Getting hungry? Allow the sense of taste of overwhelm you. Vietnamese artist Bui Cong Khanh explores the provenance of Hoi An Chicken Rice in Vietnam, telling the story of how early Chinese immigrants to Vietnam brought in a dish previously known as Hainanese Chicken Rice, and how this eventually evolved into a local Vietnamese version.
The globalisation of food and culture in Hoi An, Vietnam
A particularly interesting exhibit was one by Goldie Poblador, who attempted to connect the senses of sound and smell. Our boys particularly enjoyed the music of La Paloma, while imbibing fragrances pleasing to the senses.

Our little musician deep in concentration.
One of the most enjoyable exhibits was entitled Twinning Machine 4.0 by Tad Ermitano.
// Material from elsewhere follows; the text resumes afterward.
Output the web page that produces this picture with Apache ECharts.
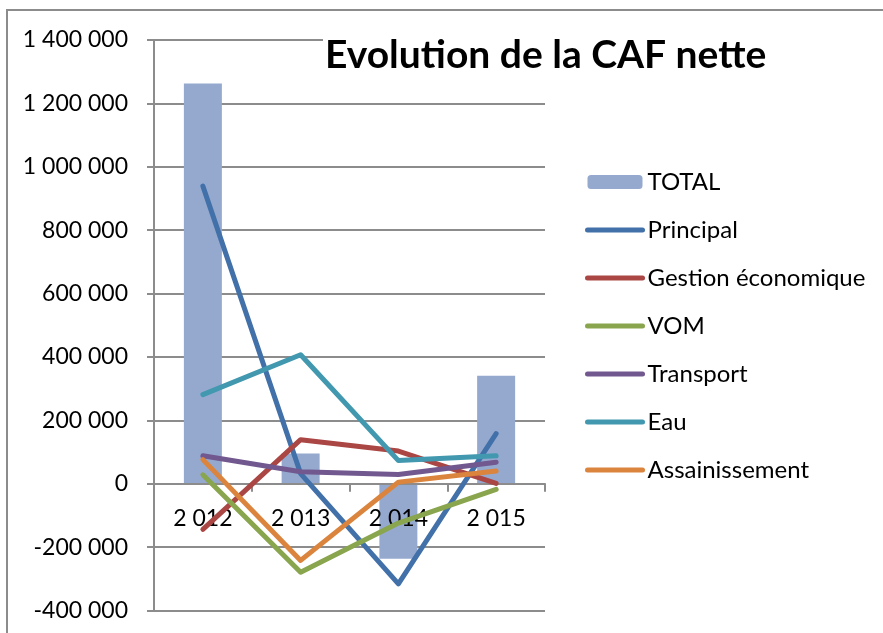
<!DOCTYPE html>
<html>
<head>
<meta charset="utf-8">
<script src="https://cdn.jsdelivr.net/npm/echarts@6/dist/echarts.min.js"></script>
<style>
html,body{margin:0;padding:0;background:#fff;}
#chart{width:883px;height:633px;}
</style>
</head>
<body>
<div id="chart"></div>
<script>
const categories = ['2 012', '2 013', '2 014', '2 015'];
const yTicks = { min: -400000, max: 1400000, interval: 200000 };
const total = [1263000, 95000, -237000, 341000];
const principal = [939000, 32000, -316000, 158000];
const gestion = [-144000, 139000, 103000, 1000];
const vom = [28000, -279000, -124000, -18000];
const transport = [88000, 38000, 29000, 68000];
const eau = [281000, 407000, 73000, 88000];
const assainissement = [76000, -242000, 5000, 40000];

const lineSeries = [
  ['Principal', principal, '#4271AA'],
  ['Gestion économique', gestion, '#AA4643'],
  ['VOM', vom, '#89A54E'],
  ['Transport', transport, '#71588F'],
  ['Eau', eau, '#4198AF'],
  ['Assainissement', assainissement, '#DB843D']
];

const FONT = 'Lato';
const GRID = '#8c8c8c';

function fmt(v) {
  const s = String(Math.abs(v)).replace(/\B(?=(\d{3})+(?!\d))/g, ' ');
  return (v < 0 ? '-' : '') + s;
}

const chart = echarts.init(document.getElementById('chart'), null, { renderer: 'canvas' });
const option = {
  animation: false,
  backgroundColor: '#fff',
  title: {
    text: 'Evolution de la CAF nette',
    left: 323, top: 32,
    padding: [4, 2],
    backgroundColor: '#fff',
    textStyle: { fontFamily: FONT, fontWeight: 'bold', fontSize: 39, color: '#000' }
  },
  grid: { left: 154, right: 338, top: 40, bottom: 22.5, containLabel: false, outerBoundsMode: 'none' },
  legend: {
    orient: 'vertical',
    left: 585, top: 170,
    padding: 0,
    itemGap: 24,
    itemWidth: 55, itemHeight: 14,
    lineStyle: { width: 5, cap: 'round' },
    textStyle: { fontFamily: FONT, fontSize: 24, color: '#000', lineHeight: 20 },
    data: [{ name: 'TOTAL' }].concat(lineSeries.map(s => ({ name: s[0], itemStyle: { opacity: 0 } })))
  },
  xAxis: {
    type: 'category',
    z: 1.5,
    data: categories,
    boundaryGap: true,
    axisLine: { onZero: true, lineStyle: { color: GRID, width: 2 } },
    axisTick: { show: true, length: 8, lineStyle: { color: GRID, width: 2 } },
    axisLabel: { fontFamily: FONT, fontSize: 23, color: '#000', margin: -103 },
    splitLine: { show: false }
  },
  yAxis: {
    type: 'value',
    z: 0,
    min: yTicks.min, max: yTicks.max, interval: yTicks.interval,
    axisLine: { show: true, lineStyle: { color: GRID, width: 2 } },
    axisTick: { show: true, length: 7, lineStyle: { color: GRID, width: 2 } },
    axisLabel: { fontFamily: FONT, fontSize: 23, color: '#000', margin: 26, formatter: fmt },
    splitLine: { show: true, lineStyle: { color: GRID, width: 2 } }
  },
  series: [
    {
      name: 'TOTAL', type: 'bar', data: total, barWidth: 38, z: 1,
      itemStyle: { color: '#95A9CF' }
    }
  ].concat(lineSeries.map(s => ({
    name: s[0], type: 'line', data: s[1], z: 2,
    symbol: 'none', showSymbol: false,
    lineStyle: { color: s[2], width: 5, cap: 'round', join: 'round' },
    itemStyle: { color: s[2] }
  }))),
  graphic: [{
    type: 'rect', silent: true, z: 100,
    shape: { x: 7, y: 10, width: 900, height: 700 },
    style: { fill: 'none', stroke: GRID, lineWidth: 2 }
  }]
};
chart.setOption(option);
</script>
</body>
</html>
A camera captures the image of the audience, and this is then projected onto a screen to form a type of "anti-mirror".
A rather interesting experience to watch a reflected image of yourself appearing on the screen
moments after you carry out the action - experiencing a kind of time delay effect.
Arguably we are certain that the boys enjoyed the breast exhibit best! This unique display, by Thai artist Pinaree Sanpitak, is meant to simulate the intimate bonds forged between mother and child during a baby's early stages, during which he or she suckles at the breast for nourishment and comfort. 
2-year-old E jumps from "breast" to "breast". Made of organza, the rotund soft sculptures
were the perfect playground for our two boys.
Mummy shares an intimate moment with the boys.
Brothers at play.
In all, Sensorium 360° was a fantastic experience for the entire family. There's so much to learn for the children (although we felt that they seemed to have more fun than actually partake in the learning per se). As for the adults, there were special moments when we were able to immerse ourselves into the exhibits and allow our senses to take over. Truly a feast!
Two contented children at the end of the day!